Casino Committee Accepting Input
The Town Council Casino Committee, comprised of Chairman Joseph “Larry” Powers, Russ Sanford and Craig Mael met with members of the community for the second time Tuesday night in an attempt to begin identifying how a mitigation package from a Suffolk Downs Casino might be used, if a casino is approved for that site.
Powers, who managed the meeting, noted that the committee is not taking any stance on whether a casino should or should not be approved for Suffolk Downs, since the town of Winthrop will have no direct vote in that process.
Rather, he indicated, the committee’s only interest in trying to help the future negotiating committee identify the items that could serve as the framework for a mitigation agreement, if a casino is in fact approved for the site.
‘In the end, everything we put forward and suggest may not end up in the mitigation agreement, because the agreement is ultimately a negotiated document, but we have to at least prepare for the negotiations and part of that is determining where people would like to see that money go,” he said.
Powers said that he expects the committee will have at least two or three more public meetings, like the one on Tuesday night in order to try and develop ideas for potential mitigation.
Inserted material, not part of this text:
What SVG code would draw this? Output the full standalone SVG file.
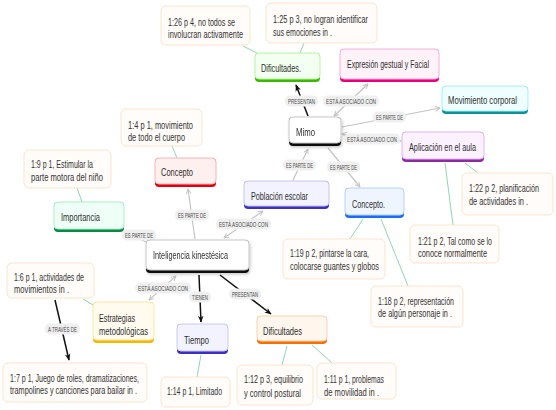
<svg xmlns="http://www.w3.org/2000/svg" width="556" height="410" viewBox="0 0 556 410">
<defs>
<style>
text{font-family:"Liberation Sans Narrow","Liberation Sans",Arial,sans-serif;}
.nt{font-size:10.5px;fill:#2e2e2e;}
.qt{font-size:10px;fill:#333;}
.lt{font-size:7px;fill:#4a4a4a;}
.q{fill:#fffcf9;stroke:#fde3cc;stroke-width:1;}
.lb{fill:#efefef;}
.cg{stroke:#c4c4c4;stroke-width:1.2;fill:none;}
.ck{stroke:#111;stroke-width:1.5;fill:none;}
.cq{stroke:#8fd8b0;stroke-width:1;fill:none;}
</style>
<marker id="ag" viewBox="0 0 10 10" refX="9" refY="5" markerWidth="6" markerHeight="6" markerUnits="userSpaceOnUse" orient="auto-start-reverse"><path d="M1,1 L9,5 L1,9" fill="none" stroke="#c4c4c4" stroke-width="1.6"/></marker>
<marker id="ak" viewBox="0 0 10 10" refX="9" refY="5" markerWidth="7" markerHeight="7" markerUnits="userSpaceOnUse" orient="auto"><path d="M0,1 L10,5 L0,9 L3,5 Z" fill="#111"/></marker>
<filter id="sh" x="-20%" y="-20%" width="140%" height="160%"><feDropShadow dx="1" dy="1.5" stdDeviation="1.5" flood-color="#000" flood-opacity="0.22"/></filter>
</defs>
<rect width="556" height="410" fill="#ffffff"/>

<g id="connectors">
<line class="cq" x1="243" y1="46" x2="257" y2="53"/>
<line class="cq" x1="304" y1="43" x2="300" y2="53"/>
<line class="cq" x1="172" y1="146" x2="177" y2="158"/>
<line class="cq" x1="77" y1="188" x2="82" y2="202"/>
<line class="cq" x1="465" y1="163" x2="478" y2="173"/>
<line class="cq" x1="445" y1="163" x2="453" y2="225"/>
<line class="cq" x1="363" y1="219" x2="350" y2="239"/>
<line class="cq" x1="381" y1="219" x2="408" y2="286"/>
<line class="cq" x1="83" y1="299" x2="93" y2="305"/>
<line class="cq" x1="201" y1="355" x2="197" y2="377"/>
<line class="cq" x1="287" y1="346" x2="282" y2="365"/>
<line class="cq" x1="312" y1="345" x2="332" y2="363"/>

<line class="ck" x1="308" y1="116" x2="296" y2="85" marker-end="url(#ak)"/>
<line class="cg" x1="334" y1="116" x2="368" y2="84" marker-start="url(#ag)" marker-end="url(#ag)"/>
<line class="cg" x1="342" y1="127" x2="440" y2="108" marker-end="url(#ag)"/>
<line class="cg" x1="342" y1="134" x2="401" y2="141" marker-start="url(#ag)" marker-end="url(#ag)"/>
<line class="cg" x1="293" y1="180" x2="308" y2="149" marker-end="url(#ag)"/>
<line class="cg" x1="328" y1="148" x2="360" y2="187" marker-end="url(#ag)"/>
<line class="cg" x1="195" y1="239" x2="188" y2="189" marker-end="url(#ag)"/>
<line class="cg" x1="224" y1="238" x2="263" y2="211" marker-start="url(#ag)" marker-end="url(#ag)"/>
<line class="cg" x1="146" y1="242" x2="125" y2="232" marker-end="url(#ag)"/>
<line class="cg" x1="176" y1="276" x2="149" y2="300" marker-start="url(#ag)" marker-end="url(#ag)"/>
<line class="ck" x1="199" y1="275" x2="201" y2="322" marker-end="url(#ak)"/>
<line class="ck" x1="220" y1="275" x2="271" y2="314" marker-end="url(#ak)"/>
<line class="ck" x1="55" y1="300" x2="69" y2="360" marker-end="url(#ak)"/>

<rect class="lb" x="285" y="95.5" width="33" height="11" rx="5"/><text class="lt" x="288" y="103.5" textLength="27" lengthAdjust="spacingAndGlyphs">PRESENTAN</text>
<rect class="lb" x="323" y="95.5" width="56" height="11" rx="5"/><text class="lt" x="326" y="103.5" textLength="50" lengthAdjust="spacingAndGlyphs">ESTÁ ASOCIADO CON</text>
<rect class="lb" x="373" y="111.5" width="33" height="11" rx="5"/><text class="lt" x="376" y="119.5" textLength="27" lengthAdjust="spacingAndGlyphs">ES PARTE DE</text>
<rect class="lb" x="344" y="133.5" width="56" height="11" rx="5"/><text class="lt" x="347" y="141.5" textLength="50" lengthAdjust="spacingAndGlyphs">ESTÁ ASOCIADO CON</text>
<rect class="lb" x="283" y="159.5" width="33" height="11" rx="5"/><text class="lt" x="286" y="167.5" textLength="27" lengthAdjust="spacingAndGlyphs">ES PARTE DE</text>
<rect class="lb" x="327" y="161.5" width="33" height="11" rx="5"/><text class="lt" x="330" y="169.5" textLength="27" lengthAdjust="spacingAndGlyphs">ES PARTE DE</text>
<rect class="lb" x="175" y="209.5" width="34" height="11" rx="5"/><text class="lt" x="178" y="217.5" textLength="28" lengthAdjust="spacingAndGlyphs">ES PARTE DE</text>
<rect class="lb" x="216" y="218.5" width="55" height="11" rx="5"/><text class="lt" x="219" y="226.5" textLength="49" lengthAdjust="spacingAndGlyphs">ESTÁ ASOCIADO CON</text>
<rect class="lb" x="122" y="229.5" width="34" height="11" rx="5"/><text class="lt" x="125" y="237.5" textLength="28" lengthAdjust="spacingAndGlyphs">ES PARTE DE</text>
<rect class="lb" x="135" y="282.5" width="56" height="11" rx="5"/><text class="lt" x="138" y="290.5" textLength="50" lengthAdjust="spacingAndGlyphs">ESTÁ ASOCIADO CON</text>
<rect class="lb" x="189" y="291.5" width="22" height="11" rx="5"/><text class="lt" x="192" y="299.5" textLength="16" lengthAdjust="spacingAndGlyphs">TIENEN</text>
<rect class="lb" x="229" y="288.5" width="32" height="11" rx="5"/><text class="lt" x="232" y="296.5" textLength="26" lengthAdjust="spacingAndGlyphs">PRESENTAN</text>
<rect class="lb" x="45" y="323.5" width="35" height="11" rx="5"/><text class="lt" x="48" y="331.5" textLength="29" lengthAdjust="spacingAndGlyphs">A TRAVÉS DE</text>
</g>

<g id="n-dificultades-verde">
<rect x="255" y="53" width="65" height="29" rx="4" fill="#3cb800"/>
<rect x="255" y="53" width="65" height="26" rx="4" fill="#f3fff0" stroke="#b8f5a0"/>
<text class="nt" x="261" y="71.5" textLength="40" lengthAdjust="spacingAndGlyphs">Dificultades.</text>
</g>
<g id="n-expresion">
<rect x="340" y="49" width="99" height="33" rx="4" fill="#e6007e"/>
<rect x="340" y="49" width="99" height="30" rx="4" fill="#fff3f9" stroke="#f9b0d8"/>
<text class="nt" x="347" y="67.5" textLength="82" lengthAdjust="spacingAndGlyphs">Expresión gestual y Facial</text>
</g>
<g id="n-movimiento">
<rect x="442" y="86" width="86" height="28" rx="4" fill="#0a9396"/>
<rect x="442" y="86" width="86" height="25" rx="4" fill="#effeff" stroke="#a8f0f5"/>
<text class="nt" x="448" y="103.5" textLength="69" lengthAdjust="spacingAndGlyphs">Movimiento corporal</text>
</g>
<g id="n-mimo" filter="url(#sh)">
<rect x="289" y="117" width="52" height="29" rx="4" fill="#111"/>
<rect x="289" y="117" width="52" height="26" rx="4" fill="#ffffff" stroke="#c8c8c8"/>
<text class="nt" x="296" y="135.5" textLength="19" lengthAdjust="spacingAndGlyphs">Mimo</text>
</g>
<g id="n-aplicacion">
<rect x="402" y="132" width="82" height="30" rx="4" fill="#8a2ba0"/>
<rect x="402" y="132" width="82" height="27" rx="4" fill="#fbf1ff" stroke="#e2b4f2"/>
<text class="nt" x="409" y="150.5" textLength="67" lengthAdjust="spacingAndGlyphs">Aplicación en el aula</text>
</g>
<g id="n-concepto-azul">
<rect x="345" y="188" width="59" height="30" rx="4" fill="#1a6cf5"/>
<rect x="345" y="188" width="59" height="27" rx="4" fill="#eef5ff" stroke="#b4d2ff"/>
<text class="nt" x="352" y="207.5" textLength="33" lengthAdjust="spacingAndGlyphs">Concepto.</text>
</g>
<g id="n-poblacion">
<rect x="244" y="181" width="85" height="28" rx="4" fill="#3c2fc0"/>
<rect x="244" y="181" width="85" height="25" rx="4" fill="#f3f3ff" stroke="#c4c4f5"/>
<text class="nt" x="251" y="199.5" textLength="57" lengthAdjust="spacingAndGlyphs">Población escolar</text>
</g>
<g id="n-concepto-rojo">
<rect x="155" y="158" width="61" height="29" rx="4" fill="#e00010"/>
<rect x="155" y="158" width="61" height="26" rx="4" fill="#fff0f0" stroke="#f5b4b4"/>
<text class="nt" x="161" y="175.5" textLength="32" lengthAdjust="spacingAndGlyphs">Concepto</text>
</g>
<g id="n-importancia">
<rect x="54" y="202" width="70" height="30" rx="4" fill="#0a8a45"/>
<rect x="54" y="202" width="70" height="27" rx="4" fill="#effff7" stroke="#a8f0cc"/>
<text class="nt" x="61" y="220.5" textLength="39" lengthAdjust="spacingAndGlyphs">Importancia</text>
</g>
<g id="n-inteligencia" filter="url(#sh)">
<rect x="146" y="240" width="103" height="33" rx="4" fill="#111"/>
<rect x="146" y="240" width="103" height="30" rx="4" fill="#ffffff" stroke="#c8c8c8"/>
<text class="nt" x="153" y="258.5" textLength="75" lengthAdjust="spacingAndGlyphs">Inteligencia kinestésica</text>
</g>
<g id="n-estrategias">
<rect x="93" y="302" width="61" height="41" rx="4" fill="#f5b800"/>
<rect x="93" y="302" width="61" height="38" rx="4" fill="#fffbef" stroke="#fde5a0"/>
<text class="nt" x="99" y="321.5" textLength="36" lengthAdjust="spacingAndGlyphs">Estrategias</text>
<text class="nt" x="99" y="334.5" textLength="49" lengthAdjust="spacingAndGlyphs">metodológicas</text>
</g>
<g id="n-tiempo">
<rect x="177" y="324" width="51" height="30" rx="4" fill="#3a2fc0"/>
<rect x="177" y="324" width="51" height="27" rx="4" fill="#f3f3ff" stroke="#c8c8f8"/>
<text class="nt" x="184" y="343.5" textLength="25" lengthAdjust="spacingAndGlyphs">Tiempo</text>
</g>
<g id="n-dificultades-naranja">
<rect x="257" y="316" width="70" height="28" rx="4" fill="#f57000"/>
<rect x="257" y="316" width="70" height="25" rx="4" fill="#fff6ee" stroke="#fdd0b0"/>
<text class="nt" x="263" y="334.5" textLength="39" lengthAdjust="spacingAndGlyphs">Dificultades</text>
</g>

<g id="q-126">
<rect class="q" x="161" y="6" width="89" height="39" rx="5"/>
<text class="qt" x="168" y="25.5" textLength="67" lengthAdjust="spacingAndGlyphs">1:26 p 4, no todos se</text>
<text class="qt" x="168" y="37.5" textLength="75" lengthAdjust="spacingAndGlyphs">involucran activamente</text>
</g>
<g id="q-125">
<rect class="q" x="266" y="3" width="111" height="40" rx="5"/>
<text class="qt" x="273" y="22.5" textLength="95" lengthAdjust="spacingAndGlyphs">1:25 p 3, no logran identificar</text>
<text class="qt" x="273" y="35.5" textLength="59" lengthAdjust="spacingAndGlyphs">sus emociones in .</text>
</g>
<g id="q-14">
<rect class="q" x="121" y="109" width="81" height="37" rx="5"/>
<text class="qt" x="128" y="128.5" textLength="65" lengthAdjust="spacingAndGlyphs">1:4 p 1, movimiento</text>
<text class="qt" x="128" y="140.5" textLength="57" lengthAdjust="spacingAndGlyphs">de todo el cuerpo</text>
</g>
<g id="q-19">
<rect class="q" x="24" y="150" width="87" height="38" rx="5"/>
<text class="qt" x="31" y="167.5" textLength="62" lengthAdjust="spacingAndGlyphs">1:9 p 1, Estimular la</text>
<text class="qt" x="31" y="180.5" textLength="72" lengthAdjust="spacingAndGlyphs">parte motora del niño</text>
</g>
<g id="q-122">
<rect class="q" x="462" y="173" width="91" height="42" rx="5"/>
<text class="qt" x="469" y="191.5" textLength="70" lengthAdjust="spacingAndGlyphs">1:22 p 2, planificación</text>
<text class="qt" x="469" y="204.5" textLength="59" lengthAdjust="spacingAndGlyphs">de actividades in .</text>
</g>
<g id="q-121">
<rect class="q" x="410" y="225" width="89" height="38" rx="5"/>
<text class="qt" x="418" y="244.5" textLength="74" lengthAdjust="spacingAndGlyphs">1:21 p 2, Tal como se lo</text>
<text class="qt" x="418" y="256.5" textLength="69" lengthAdjust="spacingAndGlyphs">conoce normalmente</text>
</g>
<g id="q-119">
<rect class="q" x="283" y="239" width="102" height="40" rx="5"/>
<text class="qt" x="290" y="256.5" textLength="79" lengthAdjust="spacingAndGlyphs">1:19 p 2, pintarse la cara,</text>
<text class="qt" x="290" y="269.5" textLength="89" lengthAdjust="spacingAndGlyphs">colocarse guantes y globos</text>
</g>
<g id="q-118">
<rect class="q" x="371" y="286" width="92" height="41" rx="5"/>
<text class="qt" x="378" y="304.5" textLength="76" lengthAdjust="spacingAndGlyphs">1:18 p 2, representación</text>
<text class="qt" x="378" y="316.5" textLength="74" lengthAdjust="spacingAndGlyphs">de algún personaje in .</text>
</g>
<g id="q-16">
<rect class="q" x="7" y="263" width="87" height="35" rx="5"/>
<text class="qt" x="14" y="280.5" textLength="70" lengthAdjust="spacingAndGlyphs">1:6 p 1, actividades de</text>
<text class="qt" x="14" y="292.5" textLength="55" lengthAdjust="spacingAndGlyphs">movimientos in .</text>
</g>
<g id="q-17">
<rect class="q" x="3" y="363" width="144" height="39" rx="5"/>
<text class="qt" x="10" y="381.5" textLength="129" lengthAdjust="spacingAndGlyphs">1:7 p 1, Juego de roles, dramatizaciones,</text>
<text class="qt" x="10" y="393.5" textLength="127" lengthAdjust="spacingAndGlyphs">trampolines y canciones para bailar in .</text>
</g>
<g id="q-114">
<rect class="q" x="161" y="377" width="69" height="30" rx="5"/>
<text class="qt" x="167" y="394.5" textLength="55" lengthAdjust="spacingAndGlyphs">1:14 p 1, Limitado</text>
</g>
<g id="q-112">
<rect class="q" x="237" y="365" width="76" height="40" rx="5"/>
<text class="qt" x="244" y="382.5" textLength="59" lengthAdjust="spacingAndGlyphs">1:12 p 3, equilibrio</text>
<text class="qt" x="244" y="396.5" textLength="57" lengthAdjust="spacingAndGlyphs">y control postural</text>
</g>
<g id="q-111">
<rect class="q" x="317" y="363" width="79" height="36" rx="5"/>
<text class="qt" x="324" y="382.5" textLength="60" lengthAdjust="spacingAndGlyphs">1:11 p 1, problemas</text>
<text class="qt" x="324" y="395.5" textLength="55" lengthAdjust="spacingAndGlyphs">de movilidad in .</text>
</g>
</svg>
However, to date, the meetings have been mostly a forum for residents who wish to voice the concerns over a potential casino development or their disapproval of casino at Suffolk Downs.
“In the end, we are a surrounding community, so we will be eligible for a mitigation package, but we will not have any say in whether or not the casino will be developed there, that will be up to the voters in East Boston and Revere,” he noted. “We’ll probably stop having these meetings, when we hit a point where we they are becoming repetitive. . .when we start hearing the same things with no new ideas.
Powers also noted that if the public does not step forward with ideas that can be considered by the council and the eventual negotiating committee, the current casino committee may have to come up with ideas on their own.
“We may have to sit down and brainstorm a bit and see what kinds of ideas we can come up with,” said Powers. “If we’re not getting concrete ideas, we may not have any other choice.”